EXERCISE INSTRUCTIONS => Transcribe the lines below verbatim, skipping the images.

STORED DATA =>

· · · · · · ·

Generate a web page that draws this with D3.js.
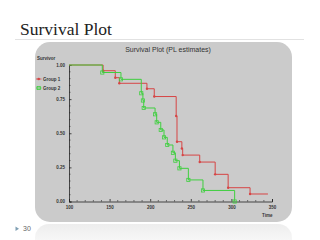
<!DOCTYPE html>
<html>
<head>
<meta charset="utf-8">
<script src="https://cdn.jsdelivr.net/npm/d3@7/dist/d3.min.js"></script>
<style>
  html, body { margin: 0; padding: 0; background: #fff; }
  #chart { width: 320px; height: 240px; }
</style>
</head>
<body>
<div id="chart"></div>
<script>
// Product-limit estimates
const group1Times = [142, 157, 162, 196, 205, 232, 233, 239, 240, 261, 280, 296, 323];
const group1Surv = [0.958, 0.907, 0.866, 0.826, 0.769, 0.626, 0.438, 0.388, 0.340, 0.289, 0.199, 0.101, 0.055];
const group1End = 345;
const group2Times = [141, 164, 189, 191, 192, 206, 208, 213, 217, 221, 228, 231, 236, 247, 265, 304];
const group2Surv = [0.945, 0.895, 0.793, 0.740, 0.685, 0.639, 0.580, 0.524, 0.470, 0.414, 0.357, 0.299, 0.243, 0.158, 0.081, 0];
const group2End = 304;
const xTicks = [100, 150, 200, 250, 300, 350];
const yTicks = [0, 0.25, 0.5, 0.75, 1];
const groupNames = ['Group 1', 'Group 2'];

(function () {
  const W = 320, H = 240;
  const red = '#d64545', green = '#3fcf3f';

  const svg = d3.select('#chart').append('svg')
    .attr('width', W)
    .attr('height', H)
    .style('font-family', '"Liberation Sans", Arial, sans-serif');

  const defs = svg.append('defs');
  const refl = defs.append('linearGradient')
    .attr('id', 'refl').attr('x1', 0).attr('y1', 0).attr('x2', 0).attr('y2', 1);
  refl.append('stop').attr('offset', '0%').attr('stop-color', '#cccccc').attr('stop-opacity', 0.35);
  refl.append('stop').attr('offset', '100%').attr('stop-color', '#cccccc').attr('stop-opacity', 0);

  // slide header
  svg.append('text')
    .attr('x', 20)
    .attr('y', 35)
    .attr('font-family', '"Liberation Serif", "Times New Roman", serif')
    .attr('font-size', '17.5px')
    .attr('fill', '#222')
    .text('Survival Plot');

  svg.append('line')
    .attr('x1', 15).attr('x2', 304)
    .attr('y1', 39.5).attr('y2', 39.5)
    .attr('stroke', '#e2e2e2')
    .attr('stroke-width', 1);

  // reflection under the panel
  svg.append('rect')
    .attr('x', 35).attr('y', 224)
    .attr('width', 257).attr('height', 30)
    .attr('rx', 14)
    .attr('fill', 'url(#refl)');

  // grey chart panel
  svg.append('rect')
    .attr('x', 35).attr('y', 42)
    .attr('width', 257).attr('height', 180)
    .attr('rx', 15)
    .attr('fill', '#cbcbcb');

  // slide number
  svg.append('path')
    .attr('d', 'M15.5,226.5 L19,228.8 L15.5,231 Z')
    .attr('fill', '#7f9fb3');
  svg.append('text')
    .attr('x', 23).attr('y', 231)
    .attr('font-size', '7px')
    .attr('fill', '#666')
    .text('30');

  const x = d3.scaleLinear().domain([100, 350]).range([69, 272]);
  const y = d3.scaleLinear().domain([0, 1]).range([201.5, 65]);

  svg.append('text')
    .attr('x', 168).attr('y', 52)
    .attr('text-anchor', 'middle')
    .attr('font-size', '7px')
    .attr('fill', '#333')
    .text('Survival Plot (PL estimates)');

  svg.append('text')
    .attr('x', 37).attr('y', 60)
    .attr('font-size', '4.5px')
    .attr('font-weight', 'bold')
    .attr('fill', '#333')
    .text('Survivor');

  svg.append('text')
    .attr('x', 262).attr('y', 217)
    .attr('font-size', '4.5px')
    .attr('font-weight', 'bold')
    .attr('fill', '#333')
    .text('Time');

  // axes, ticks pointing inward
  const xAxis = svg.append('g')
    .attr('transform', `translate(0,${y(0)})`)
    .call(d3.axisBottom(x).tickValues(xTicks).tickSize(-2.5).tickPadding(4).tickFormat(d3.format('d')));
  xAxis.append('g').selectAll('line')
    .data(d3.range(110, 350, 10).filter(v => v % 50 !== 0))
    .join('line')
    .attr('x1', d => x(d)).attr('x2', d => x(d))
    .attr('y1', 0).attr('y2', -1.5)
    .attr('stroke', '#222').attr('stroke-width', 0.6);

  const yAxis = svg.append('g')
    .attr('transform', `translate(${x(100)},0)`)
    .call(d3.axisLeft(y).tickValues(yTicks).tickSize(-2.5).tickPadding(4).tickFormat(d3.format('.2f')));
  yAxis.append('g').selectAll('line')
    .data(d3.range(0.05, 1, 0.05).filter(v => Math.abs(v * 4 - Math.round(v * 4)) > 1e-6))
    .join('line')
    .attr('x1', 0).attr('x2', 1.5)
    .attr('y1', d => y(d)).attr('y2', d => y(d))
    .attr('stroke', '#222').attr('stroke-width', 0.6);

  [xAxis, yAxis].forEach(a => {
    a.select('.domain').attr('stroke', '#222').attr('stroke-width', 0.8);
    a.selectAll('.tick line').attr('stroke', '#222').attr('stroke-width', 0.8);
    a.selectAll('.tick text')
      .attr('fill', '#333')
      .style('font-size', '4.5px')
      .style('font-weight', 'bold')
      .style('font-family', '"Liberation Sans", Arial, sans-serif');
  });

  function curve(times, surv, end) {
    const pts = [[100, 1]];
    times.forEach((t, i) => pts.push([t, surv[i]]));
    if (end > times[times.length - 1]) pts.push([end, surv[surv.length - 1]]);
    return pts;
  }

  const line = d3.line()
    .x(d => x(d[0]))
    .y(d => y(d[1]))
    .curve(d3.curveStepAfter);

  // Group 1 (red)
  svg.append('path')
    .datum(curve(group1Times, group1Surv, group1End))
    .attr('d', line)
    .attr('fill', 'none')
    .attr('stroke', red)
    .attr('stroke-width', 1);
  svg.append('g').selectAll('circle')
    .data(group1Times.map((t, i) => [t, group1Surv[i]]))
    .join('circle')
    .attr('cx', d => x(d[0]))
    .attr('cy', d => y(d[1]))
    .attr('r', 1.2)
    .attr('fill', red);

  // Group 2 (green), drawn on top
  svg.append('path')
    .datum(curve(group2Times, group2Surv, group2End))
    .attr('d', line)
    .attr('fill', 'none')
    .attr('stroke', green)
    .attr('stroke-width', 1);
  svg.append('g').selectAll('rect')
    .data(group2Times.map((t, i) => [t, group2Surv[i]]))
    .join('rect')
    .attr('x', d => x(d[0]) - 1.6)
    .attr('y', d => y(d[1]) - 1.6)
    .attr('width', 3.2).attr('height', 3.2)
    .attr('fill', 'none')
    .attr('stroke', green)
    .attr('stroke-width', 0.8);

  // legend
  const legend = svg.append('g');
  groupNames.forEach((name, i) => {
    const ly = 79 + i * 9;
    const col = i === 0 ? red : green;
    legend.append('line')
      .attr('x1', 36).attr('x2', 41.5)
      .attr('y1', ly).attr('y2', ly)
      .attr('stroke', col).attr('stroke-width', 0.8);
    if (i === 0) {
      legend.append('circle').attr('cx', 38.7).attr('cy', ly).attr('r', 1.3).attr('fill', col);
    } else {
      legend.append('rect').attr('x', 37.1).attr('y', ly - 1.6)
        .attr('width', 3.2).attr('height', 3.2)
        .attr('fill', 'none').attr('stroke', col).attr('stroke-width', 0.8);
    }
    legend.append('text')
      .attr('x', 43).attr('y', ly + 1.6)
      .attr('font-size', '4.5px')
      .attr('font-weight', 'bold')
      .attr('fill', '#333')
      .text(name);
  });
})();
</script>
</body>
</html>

· · · · · · ·

TASK RESPONSE =>
Generate a web page that draws this with D3.js.
<!DOCTYPE html>
<html>
<head>
<meta charset="utf-8">
<script src="https://cdn.jsdelivr.net/npm/d3@7/dist/d3.min.js"></script>
<style>
  html, body { margin: 0; padding: 0; background: #fff; }
  #chart { width: 320px; height: 240px; }
</style>
</head>
<body>
<div id="chart"></div>
<script>
// Product-limit estimates
const group1Times = [142, 157, 162, 196, 205, 232, 233, 239, 240, 261, 280, 296, 323];
const group1Surv = [0.958, 0.907, 0.866, 0.826, 0.769, 0.626, 0.438, 0.388, 0.340, 0.289, 0.199, 0.101, 0.055];
const group1End = 345;
const group2Times = [141, 164, 189, 191, 192, 206, 208, 213, 217, 221, 228, 231, 236, 247, 265, 304];
const group2Surv = [0.945, 0.895, 0.793, 0.740, 0.685, 0.639, 0.580, 0.524, 0.470, 0.414, 0.357, 0.299, 0.243, 0.158, 0.081, 0];
const group2End = 304;
const xTicks = [100, 150, 200, 250, 300, 350];
const yTicks = [0, 0.25, 0.5, 0.75, 1];
const groupNames = ['Group 1', 'Group 2'];

(function () {
  const W = 320, H = 240;
  const red = '#d64545', green = '#3fcf3f';

  const svg = d3.select('#chart').append('svg')
    .attr('width', W)
    .attr('height', H)
    .style('font-family', '"Liberation Sans", Arial, sans-serif');

  const defs = svg.append('defs');
  const refl = defs.append('linearGradient')
    .attr('id', 'refl').attr('x1', 0).attr('y1', 0).attr('x2', 0).attr('y2', 1);
  refl.append('stop').attr('offset', '0%').attr('stop-color', '#cccccc').attr('stop-opacity', 0.35);
  refl.append('stop').attr('offset', '100%').attr('stop-color', '#cccccc').attr('stop-opacity', 0);

  // slide header
  svg.append('text')
    .attr('x', 20)
    .attr('y', 35)
    .attr('font-family', '"Liberation Serif", "Times New Roman", serif')
    .attr('font-size', '17.5px')
    .attr('fill', '#222')
    .text('Survival Plot');

  svg.append('line')
    .attr('x1', 15).attr('x2', 304)
    .attr('y1', 39.5).attr('y2', 39.5)
    .attr('stroke', '#e2e2e2')
    .attr('stroke-width', 1);

  // reflection under the panel
  svg.append('rect')
    .attr('x', 35).attr('y', 224)
    .attr('width', 257).attr('height', 30)
    .attr('rx', 14)
    .attr('fill', 'url(#refl)');

  // grey chart panel
  svg.append('rect')
    .attr('x', 35).attr('y', 42)
    .attr('width', 257).attr('height', 180)
    .attr('rx', 15)
    .attr('fill', '#cbcbcb');

  // slide number
  svg.append('path')
    .attr('d', 'M15.5,226.5 L19,228.8 L15.5,231 Z')
    .attr('fill', '#7f9fb3');
  svg.append('text')
    .attr('x', 23).attr('y', 231)
    .attr('font-size', '7px')
    .attr('fill', '#666')
    .text('30');

  const x = d3.scaleLinear().domain([100, 350]).range([69, 272]);
  const y = d3.scaleLinear().domain([0, 1]).range([201.5, 65]);

  svg.append('text')
    .attr('x', 168).attr('y', 52)
    .attr('text-anchor', 'middle')
    .attr('font-size', '7px')
    .attr('fill', '#333')
    .text('Survival Plot (PL estimates)');

  svg.append('text')
    .attr('x', 37).attr('y', 60)
    .attr('font-size', '4.5px')
    .attr('font-weight', 'bold')
    .attr('fill', '#333')
    .text('Survivor');

  svg.append('text')
    .attr('x', 262).attr('y', 217)
    .attr('font-size', '4.5px')
    .attr('font-weight', 'bold')
    .attr('fill', '#333')
    .text('Time');

  // axes, ticks pointing inward
  const xAxis = svg.append('g')
    .attr('transform', `translate(0,${y(0)})`)
    .call(d3.axisBottom(x).tickValues(xTicks).tickSize(-2.5).tickPadding(4).tickFormat(d3.format('d')));
  xAxis.append('g').selectAll('line')
    .data(d3.range(110, 350, 10).filter(v => v % 50 !== 0))
    .join('line')
    .attr('x1', d => x(d)).attr('x2', d => x(d))
    .attr('y1', 0).attr('y2', -1.5)
    .attr('stroke', '#222').attr('stroke-width', 0.6);

  const yAxis = svg.append('g')
    .attr('transform', `translate(${x(100)},0)`)
    .call(d3.axisLeft(y).tickValues(yTicks).tickSize(-2.5).tickPadding(4).tickFormat(d3.format('.2f')));
  yAxis.append('g').selectAll('line')
    .data(d3.range(0.05, 1, 0.05).filter(v => Math.abs(v * 4 - Math.round(v * 4)) > 1e-6))
    .join('line')
    .attr('x1', 0).attr('x2', 1.5)
    .attr('y1', d => y(d)).attr('y2', d => y(d))
    .attr('stroke', '#222').attr('stroke-width', 0.6);

  [xAxis, yAxis].forEach(a => {
    a.select('.domain').attr('stroke', '#222').attr('stroke-width', 0.8);
    a.selectAll('.tick line').attr('stroke', '#222').attr('stroke-width', 0.8);
    a.selectAll('.tick text')
      .attr('fill', '#333')
      .style('font-size', '4.5px')
      .style('font-weight', 'bold')
      .style('font-family', '"Liberation Sans", Arial, sans-serif');
  });

  function curve(times, surv, end) {
    const pts = [[100, 1]];
    times.forEach((t, i) => pts.push([t, surv[i]]));
    if (end > times[times.length - 1]) pts.push([end, surv[surv.length - 1]]);
    return pts;
  }

  const line = d3.line()
    .x(d => x(d[0]))
    .y(d => y(d[1]))
    .curve(d3.curveStepAfter);

  // Group 1 (red)
  svg.append('path')
    .datum(curve(group1Times, group1Surv, group1End))
    .attr('d', line)
    .attr('fill', 'none')
    .attr('stroke', red)
    .attr('stroke-width', 1);
  svg.append('g').selectAll('circle')
    .data(group1Times.map((t, i) => [t, group1Surv[i]]))
    .join('circle')
    .attr('cx', d => x(d[0]))
    .attr('cy', d => y(d[1]))
    .attr('r', 1.2)
    .attr('fill', red);

  // Group 2 (green), drawn on top
  svg.append('path')
    .datum(curve(group2Times, group2Surv, group2End))
    .attr('d', line)
    .attr('fill', 'none')
    .attr('stroke', green)
    .attr('stroke-width', 1);
  svg.append('g').selectAll('rect')
    .data(group2Times.map((t, i) => [t, group2Surv[i]]))
    .join('rect')
    .attr('x', d => x(d[0]) - 1.6)
    .attr('y', d => y(d[1]) - 1.6)
    .attr('width', 3.2).attr('height', 3.2)
    .attr('fill', 'none')
    .attr('stroke', green)
    .attr('stroke-width', 0.8);

  // legend
  const legend = svg.append('g');
  groupNames.forEach((name, i) => {
    const ly = 79 + i * 9;
    const col = i === 0 ? red : green;
    legend.append('line')
      .attr('x1', 36).attr('x2', 41.5)
      .attr('y1', ly).attr('y2', ly)
      .attr('stroke', col).attr('stroke-width', 0.8);
    if (i === 0) {
      legend.append('circle').attr('cx', 38.7).attr('cy', ly).attr('r', 1.3).attr('fill', col);
    } else {
      legend.append('rect').attr('x', 37.1).attr('y', ly - 1.6)
        .attr('width', 3.2).attr('height', 3.2)
        .attr('fill', 'none').attr('stroke', col).attr('stroke-width', 0.8);
    }
    legend.append('text')
      .attr('x', 43).attr('y', ly + 1.6)
      .attr('font-size', '4.5px')
      .attr('font-weight', 'bold')
      .attr('fill', '#333')
      .text(name);
  });
})();
</script>
</body>
</html>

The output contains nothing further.